┌──
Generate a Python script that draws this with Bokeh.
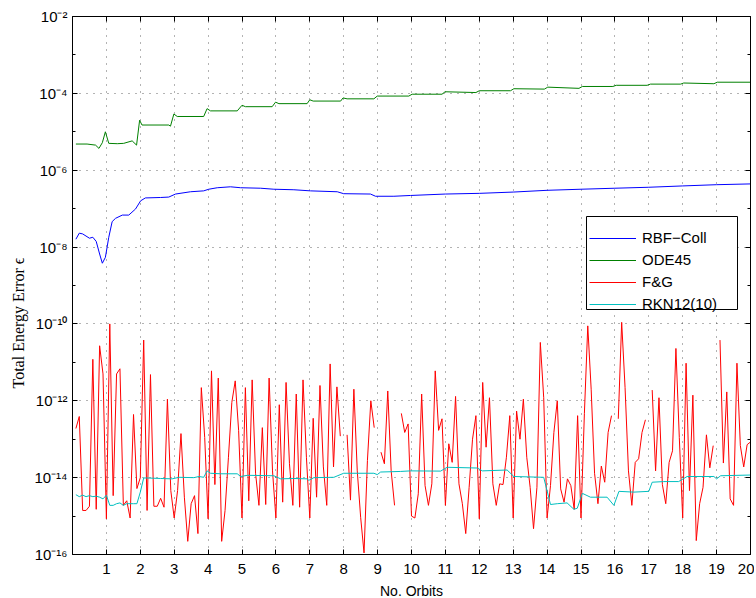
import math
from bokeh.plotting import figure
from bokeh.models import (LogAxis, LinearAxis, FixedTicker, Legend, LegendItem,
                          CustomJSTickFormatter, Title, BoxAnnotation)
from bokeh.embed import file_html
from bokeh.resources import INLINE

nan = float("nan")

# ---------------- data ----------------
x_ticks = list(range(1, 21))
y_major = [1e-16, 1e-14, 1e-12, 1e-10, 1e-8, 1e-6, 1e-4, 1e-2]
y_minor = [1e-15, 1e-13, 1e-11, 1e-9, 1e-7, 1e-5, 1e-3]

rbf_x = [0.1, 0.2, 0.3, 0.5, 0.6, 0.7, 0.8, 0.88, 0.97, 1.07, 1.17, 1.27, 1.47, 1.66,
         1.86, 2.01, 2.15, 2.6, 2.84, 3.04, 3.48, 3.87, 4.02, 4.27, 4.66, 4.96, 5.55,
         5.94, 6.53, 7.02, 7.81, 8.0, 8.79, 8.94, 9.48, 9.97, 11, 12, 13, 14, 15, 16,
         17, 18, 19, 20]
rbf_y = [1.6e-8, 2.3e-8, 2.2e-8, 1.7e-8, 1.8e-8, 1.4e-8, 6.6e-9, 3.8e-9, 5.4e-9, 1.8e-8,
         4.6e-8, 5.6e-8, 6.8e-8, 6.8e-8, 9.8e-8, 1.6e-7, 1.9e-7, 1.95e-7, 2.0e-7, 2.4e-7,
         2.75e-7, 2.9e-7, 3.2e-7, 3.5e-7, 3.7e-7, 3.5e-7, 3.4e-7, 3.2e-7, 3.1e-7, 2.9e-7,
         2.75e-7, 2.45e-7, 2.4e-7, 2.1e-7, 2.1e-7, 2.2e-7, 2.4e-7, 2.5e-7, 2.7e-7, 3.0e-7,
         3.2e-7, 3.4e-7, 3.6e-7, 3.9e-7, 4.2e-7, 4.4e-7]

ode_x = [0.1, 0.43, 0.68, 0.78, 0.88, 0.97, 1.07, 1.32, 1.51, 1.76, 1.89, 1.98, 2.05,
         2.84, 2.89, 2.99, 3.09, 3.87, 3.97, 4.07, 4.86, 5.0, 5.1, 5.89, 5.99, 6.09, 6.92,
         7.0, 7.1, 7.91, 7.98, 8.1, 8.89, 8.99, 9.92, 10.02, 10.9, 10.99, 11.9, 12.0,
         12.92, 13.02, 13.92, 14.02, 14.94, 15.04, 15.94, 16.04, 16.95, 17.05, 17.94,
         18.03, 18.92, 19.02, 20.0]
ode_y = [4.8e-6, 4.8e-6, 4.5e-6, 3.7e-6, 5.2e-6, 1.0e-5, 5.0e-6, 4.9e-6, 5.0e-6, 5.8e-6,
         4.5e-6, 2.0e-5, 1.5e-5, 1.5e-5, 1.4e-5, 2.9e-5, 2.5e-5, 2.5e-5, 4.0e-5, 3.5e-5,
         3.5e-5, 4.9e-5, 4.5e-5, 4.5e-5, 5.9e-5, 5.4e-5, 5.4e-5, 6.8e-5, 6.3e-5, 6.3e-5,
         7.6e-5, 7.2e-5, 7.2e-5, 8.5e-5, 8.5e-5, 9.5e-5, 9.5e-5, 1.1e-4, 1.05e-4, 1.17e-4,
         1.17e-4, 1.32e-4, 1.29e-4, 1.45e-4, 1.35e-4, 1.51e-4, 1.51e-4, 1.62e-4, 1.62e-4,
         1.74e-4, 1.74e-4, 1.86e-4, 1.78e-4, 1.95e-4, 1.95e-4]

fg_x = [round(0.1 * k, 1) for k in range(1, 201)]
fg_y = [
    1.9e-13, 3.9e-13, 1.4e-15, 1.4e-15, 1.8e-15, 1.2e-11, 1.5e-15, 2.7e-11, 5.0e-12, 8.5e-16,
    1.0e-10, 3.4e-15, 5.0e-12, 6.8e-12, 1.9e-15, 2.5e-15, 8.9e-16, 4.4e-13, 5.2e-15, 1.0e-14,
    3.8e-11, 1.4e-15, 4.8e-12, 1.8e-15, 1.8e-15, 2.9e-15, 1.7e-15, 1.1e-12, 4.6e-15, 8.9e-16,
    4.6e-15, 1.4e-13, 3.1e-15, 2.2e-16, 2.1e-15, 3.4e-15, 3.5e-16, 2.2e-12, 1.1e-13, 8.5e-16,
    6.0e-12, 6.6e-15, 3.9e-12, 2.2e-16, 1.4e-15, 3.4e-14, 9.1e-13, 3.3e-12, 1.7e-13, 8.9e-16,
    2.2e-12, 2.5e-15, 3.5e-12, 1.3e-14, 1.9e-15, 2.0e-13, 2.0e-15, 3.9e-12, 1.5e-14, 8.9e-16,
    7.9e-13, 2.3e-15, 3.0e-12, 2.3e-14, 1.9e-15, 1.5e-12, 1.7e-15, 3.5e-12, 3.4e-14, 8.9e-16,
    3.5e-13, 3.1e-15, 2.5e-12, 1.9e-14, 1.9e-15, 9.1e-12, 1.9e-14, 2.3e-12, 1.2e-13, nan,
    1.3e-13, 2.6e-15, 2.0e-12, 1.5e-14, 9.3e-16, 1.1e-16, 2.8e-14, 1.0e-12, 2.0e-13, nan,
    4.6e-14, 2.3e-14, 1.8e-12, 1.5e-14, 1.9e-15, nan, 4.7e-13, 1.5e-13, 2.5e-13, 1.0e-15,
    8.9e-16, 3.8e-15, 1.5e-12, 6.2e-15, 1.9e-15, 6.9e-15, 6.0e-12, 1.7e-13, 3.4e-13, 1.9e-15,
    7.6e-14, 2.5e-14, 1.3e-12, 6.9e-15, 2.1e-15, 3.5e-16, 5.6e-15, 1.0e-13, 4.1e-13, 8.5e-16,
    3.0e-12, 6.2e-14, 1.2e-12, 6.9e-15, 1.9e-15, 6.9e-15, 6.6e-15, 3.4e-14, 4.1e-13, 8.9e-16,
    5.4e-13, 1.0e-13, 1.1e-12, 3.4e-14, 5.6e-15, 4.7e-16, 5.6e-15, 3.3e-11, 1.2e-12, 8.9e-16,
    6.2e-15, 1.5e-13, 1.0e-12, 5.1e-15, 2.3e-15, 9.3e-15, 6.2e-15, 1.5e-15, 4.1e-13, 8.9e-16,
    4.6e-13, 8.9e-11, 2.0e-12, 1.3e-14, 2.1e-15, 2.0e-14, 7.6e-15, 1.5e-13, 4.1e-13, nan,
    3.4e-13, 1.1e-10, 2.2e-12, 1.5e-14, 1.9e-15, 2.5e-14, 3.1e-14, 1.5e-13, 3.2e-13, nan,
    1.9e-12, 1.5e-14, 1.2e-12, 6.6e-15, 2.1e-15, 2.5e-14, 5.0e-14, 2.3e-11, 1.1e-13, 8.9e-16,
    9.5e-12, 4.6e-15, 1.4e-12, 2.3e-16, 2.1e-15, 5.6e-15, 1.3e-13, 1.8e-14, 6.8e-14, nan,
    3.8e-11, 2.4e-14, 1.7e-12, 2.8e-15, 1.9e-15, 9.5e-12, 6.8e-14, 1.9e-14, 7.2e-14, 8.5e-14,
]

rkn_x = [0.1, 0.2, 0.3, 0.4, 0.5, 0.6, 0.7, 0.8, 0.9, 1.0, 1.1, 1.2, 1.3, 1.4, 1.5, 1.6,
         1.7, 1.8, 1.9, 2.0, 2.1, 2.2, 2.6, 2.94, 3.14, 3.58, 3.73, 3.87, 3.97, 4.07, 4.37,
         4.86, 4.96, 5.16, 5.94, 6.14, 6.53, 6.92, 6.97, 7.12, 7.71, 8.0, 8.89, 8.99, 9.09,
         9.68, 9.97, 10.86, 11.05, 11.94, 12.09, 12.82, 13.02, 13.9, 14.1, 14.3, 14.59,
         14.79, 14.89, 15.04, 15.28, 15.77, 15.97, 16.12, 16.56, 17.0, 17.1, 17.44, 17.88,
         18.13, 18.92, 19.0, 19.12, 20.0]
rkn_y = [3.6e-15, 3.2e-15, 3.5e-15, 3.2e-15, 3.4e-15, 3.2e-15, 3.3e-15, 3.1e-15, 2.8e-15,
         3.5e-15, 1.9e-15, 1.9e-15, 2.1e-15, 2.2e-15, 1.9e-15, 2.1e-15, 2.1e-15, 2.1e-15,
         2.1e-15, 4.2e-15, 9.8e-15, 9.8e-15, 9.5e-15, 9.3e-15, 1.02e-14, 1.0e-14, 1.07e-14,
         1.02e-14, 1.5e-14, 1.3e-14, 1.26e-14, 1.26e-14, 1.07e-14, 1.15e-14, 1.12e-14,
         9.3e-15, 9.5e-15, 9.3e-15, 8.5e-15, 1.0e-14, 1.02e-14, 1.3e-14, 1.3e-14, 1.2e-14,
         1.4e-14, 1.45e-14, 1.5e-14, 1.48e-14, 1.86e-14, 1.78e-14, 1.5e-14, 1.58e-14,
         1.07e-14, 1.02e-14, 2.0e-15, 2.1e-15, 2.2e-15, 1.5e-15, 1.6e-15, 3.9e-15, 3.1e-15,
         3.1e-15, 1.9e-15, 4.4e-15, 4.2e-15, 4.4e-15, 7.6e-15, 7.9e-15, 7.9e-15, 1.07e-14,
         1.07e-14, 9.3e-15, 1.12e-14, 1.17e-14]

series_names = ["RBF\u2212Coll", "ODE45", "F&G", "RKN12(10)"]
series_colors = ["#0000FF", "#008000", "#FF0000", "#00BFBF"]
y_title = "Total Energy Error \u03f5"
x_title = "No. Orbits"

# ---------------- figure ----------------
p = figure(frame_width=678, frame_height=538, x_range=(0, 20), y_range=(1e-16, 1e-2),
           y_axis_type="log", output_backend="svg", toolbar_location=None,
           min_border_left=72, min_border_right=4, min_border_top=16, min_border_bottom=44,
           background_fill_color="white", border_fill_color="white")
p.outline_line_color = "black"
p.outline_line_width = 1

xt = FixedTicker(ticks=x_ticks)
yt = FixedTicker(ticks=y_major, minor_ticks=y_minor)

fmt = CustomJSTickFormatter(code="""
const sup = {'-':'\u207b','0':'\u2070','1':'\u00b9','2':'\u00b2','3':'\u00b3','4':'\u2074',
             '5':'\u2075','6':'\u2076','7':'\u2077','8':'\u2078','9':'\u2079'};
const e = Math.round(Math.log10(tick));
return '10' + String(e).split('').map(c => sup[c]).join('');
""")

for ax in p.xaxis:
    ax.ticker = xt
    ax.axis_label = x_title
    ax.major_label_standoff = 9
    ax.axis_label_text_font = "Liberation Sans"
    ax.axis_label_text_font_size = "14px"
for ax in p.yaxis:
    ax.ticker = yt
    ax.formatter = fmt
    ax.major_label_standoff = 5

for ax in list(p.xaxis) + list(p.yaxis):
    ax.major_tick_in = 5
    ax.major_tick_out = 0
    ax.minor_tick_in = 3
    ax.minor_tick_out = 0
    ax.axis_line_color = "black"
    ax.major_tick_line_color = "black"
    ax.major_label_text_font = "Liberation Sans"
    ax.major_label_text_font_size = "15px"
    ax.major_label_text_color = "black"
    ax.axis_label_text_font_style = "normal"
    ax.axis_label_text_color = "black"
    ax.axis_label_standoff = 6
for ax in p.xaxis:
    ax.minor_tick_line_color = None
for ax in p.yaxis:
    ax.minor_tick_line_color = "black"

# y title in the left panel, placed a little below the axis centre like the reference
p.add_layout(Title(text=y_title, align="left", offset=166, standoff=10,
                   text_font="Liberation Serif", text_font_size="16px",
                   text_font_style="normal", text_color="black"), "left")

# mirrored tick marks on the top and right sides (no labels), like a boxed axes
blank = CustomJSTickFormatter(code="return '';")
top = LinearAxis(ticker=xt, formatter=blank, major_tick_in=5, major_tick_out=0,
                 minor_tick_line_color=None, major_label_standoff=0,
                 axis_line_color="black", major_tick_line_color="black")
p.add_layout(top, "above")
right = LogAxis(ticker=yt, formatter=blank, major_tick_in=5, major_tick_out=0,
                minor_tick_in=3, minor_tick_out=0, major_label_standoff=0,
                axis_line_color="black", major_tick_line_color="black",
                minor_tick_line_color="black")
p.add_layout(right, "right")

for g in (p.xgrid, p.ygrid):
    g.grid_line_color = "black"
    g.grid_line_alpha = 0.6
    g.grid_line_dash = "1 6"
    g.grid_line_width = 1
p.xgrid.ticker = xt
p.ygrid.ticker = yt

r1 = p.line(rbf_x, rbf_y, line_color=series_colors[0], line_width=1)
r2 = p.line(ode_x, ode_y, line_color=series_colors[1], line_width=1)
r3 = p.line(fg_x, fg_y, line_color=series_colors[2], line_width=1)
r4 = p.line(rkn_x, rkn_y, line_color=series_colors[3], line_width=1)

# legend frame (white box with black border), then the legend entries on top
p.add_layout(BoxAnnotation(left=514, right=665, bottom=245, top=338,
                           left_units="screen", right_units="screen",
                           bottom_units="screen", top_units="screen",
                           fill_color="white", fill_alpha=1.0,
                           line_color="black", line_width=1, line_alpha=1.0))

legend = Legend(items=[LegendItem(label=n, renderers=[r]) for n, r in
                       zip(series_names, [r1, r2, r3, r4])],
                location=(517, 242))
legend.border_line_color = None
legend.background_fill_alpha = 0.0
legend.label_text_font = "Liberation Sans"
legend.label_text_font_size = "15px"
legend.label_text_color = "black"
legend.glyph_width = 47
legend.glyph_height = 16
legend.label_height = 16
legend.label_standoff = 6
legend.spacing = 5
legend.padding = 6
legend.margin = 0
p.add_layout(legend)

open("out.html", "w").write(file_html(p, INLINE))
└──
**Exercise**
Transcribe the opening line of the listing above, please, and every line after it through the line with "y_minor = [1e-15, 1e-13, 1e-11, 1e-9, 1e-7, 1e-5, 1e-3]", word for word, without pictures.

**Finished answer**
Generate a Python script that draws this with Bokeh.
import math
from bokeh.plotting import figure
from bokeh.models import (LogAxis, LinearAxis, FixedTicker, Legend, LegendItem,
                          CustomJSTickFormatter, Title, BoxAnnotation)
from bokeh.embed import file_html
from bokeh.resources import INLINE

nan = float("nan")

# ---------------- data ----------------
x_ticks = list(range(1, 21))
y_major = [1e-16, 1e-14, 1e-12, 1e-10, 1e-8, 1e-6, 1e-4, 1e-2]
y_minor = [1e-15, 1e-13, 1e-11, 1e-9, 1e-7, 1e-5, 1e-3]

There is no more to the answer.